→ **Stated problem**:
The lines to be extracted run from the start of the listing through the line containing "return max(max(w /"; copy them exactly and nothing else.

→ **Provided data**:

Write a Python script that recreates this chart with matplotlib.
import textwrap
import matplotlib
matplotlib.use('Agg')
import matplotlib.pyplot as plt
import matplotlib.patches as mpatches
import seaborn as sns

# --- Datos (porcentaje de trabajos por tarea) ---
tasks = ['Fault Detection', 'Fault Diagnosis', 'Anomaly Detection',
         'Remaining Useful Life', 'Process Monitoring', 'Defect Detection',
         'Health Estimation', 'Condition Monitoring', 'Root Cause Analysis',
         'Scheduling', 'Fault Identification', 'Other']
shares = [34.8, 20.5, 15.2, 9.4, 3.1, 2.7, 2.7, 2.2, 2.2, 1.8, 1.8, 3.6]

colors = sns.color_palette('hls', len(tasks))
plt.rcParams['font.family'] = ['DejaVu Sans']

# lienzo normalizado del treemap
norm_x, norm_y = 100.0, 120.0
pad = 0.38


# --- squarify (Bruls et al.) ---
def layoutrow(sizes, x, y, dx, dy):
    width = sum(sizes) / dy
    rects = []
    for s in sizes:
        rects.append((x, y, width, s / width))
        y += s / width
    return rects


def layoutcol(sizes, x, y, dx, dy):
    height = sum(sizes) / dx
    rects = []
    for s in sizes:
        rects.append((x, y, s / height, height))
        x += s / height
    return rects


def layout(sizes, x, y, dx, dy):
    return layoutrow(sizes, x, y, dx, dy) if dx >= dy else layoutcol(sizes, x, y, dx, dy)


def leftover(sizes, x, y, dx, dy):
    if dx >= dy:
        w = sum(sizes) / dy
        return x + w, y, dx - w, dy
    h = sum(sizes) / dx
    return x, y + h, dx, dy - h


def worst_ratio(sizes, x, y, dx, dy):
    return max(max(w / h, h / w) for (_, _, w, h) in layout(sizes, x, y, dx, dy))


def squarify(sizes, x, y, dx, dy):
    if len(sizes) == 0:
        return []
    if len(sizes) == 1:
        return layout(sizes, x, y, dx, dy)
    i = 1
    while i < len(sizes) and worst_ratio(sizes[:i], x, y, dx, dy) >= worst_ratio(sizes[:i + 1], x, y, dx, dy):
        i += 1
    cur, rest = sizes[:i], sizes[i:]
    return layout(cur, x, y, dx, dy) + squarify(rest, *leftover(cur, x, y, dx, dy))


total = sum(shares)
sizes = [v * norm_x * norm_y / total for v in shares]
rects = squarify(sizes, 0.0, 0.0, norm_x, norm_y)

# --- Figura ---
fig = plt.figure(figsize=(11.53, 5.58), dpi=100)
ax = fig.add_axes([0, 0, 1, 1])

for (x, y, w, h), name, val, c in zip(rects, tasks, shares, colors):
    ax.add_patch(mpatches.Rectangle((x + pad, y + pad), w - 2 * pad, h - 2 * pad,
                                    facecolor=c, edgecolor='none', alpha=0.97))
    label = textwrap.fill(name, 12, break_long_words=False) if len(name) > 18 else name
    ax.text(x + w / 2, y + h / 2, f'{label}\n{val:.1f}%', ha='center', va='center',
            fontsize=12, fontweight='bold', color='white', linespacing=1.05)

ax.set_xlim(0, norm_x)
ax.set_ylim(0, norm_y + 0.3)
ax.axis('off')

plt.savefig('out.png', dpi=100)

→ **Output**:
Write a Python script that recreates this chart with matplotlib.
import textwrap
import matplotlib
matplotlib.use('Agg')
import matplotlib.pyplot as plt
import matplotlib.patches as mpatches
import seaborn as sns

# --- Datos (porcentaje de trabajos por tarea) ---
tasks = ['Fault Detection', 'Fault Diagnosis', 'Anomaly Detection',
         'Remaining Useful Life', 'Process Monitoring', 'Defect Detection',
         'Health Estimation', 'Condition Monitoring', 'Root Cause Analysis',
         'Scheduling', 'Fault Identification', 'Other']
shares = [34.8, 20.5, 15.2, 9.4, 3.1, 2.7, 2.7, 2.2, 2.2, 1.8, 1.8, 3.6]

colors = sns.color_palette('hls', len(tasks))
plt.rcParams['font.family'] = ['DejaVu Sans']

# lienzo normalizado del treemap
norm_x, norm_y = 100.0, 120.0
pad = 0.38


# --- squarify (Bruls et al.) ---
def layoutrow(sizes, x, y, dx, dy):
    width = sum(sizes) / dy
    rects = []
    for s in sizes:
        rects.append((x, y, width, s / width))
        y += s / width
    return rects


def layoutcol(sizes, x, y, dx, dy):
    height = sum(sizes) / dx
    rects = []
    for s in sizes:
        rects.append((x, y, s / height, height))
        x += s / height
    return rects


def layout(sizes, x, y, dx, dy):
    return layoutrow(sizes, x, y, dx, dy) if dx >= dy else layoutcol(sizes, x, y, dx, dy)


def leftover(sizes, x, y, dx, dy):
    if dx >= dy:
        w = sum(sizes) / dy
        return x + w, y, dx - w, dy
    h = sum(sizes) / dx
    return x, y + h, dx, dy - h


def worst_ratio(sizes, x, y, dx, dy):
    return max(max(w / h, h / w) for (_, _, w, h) in layout(sizes, x, y, dx, dy))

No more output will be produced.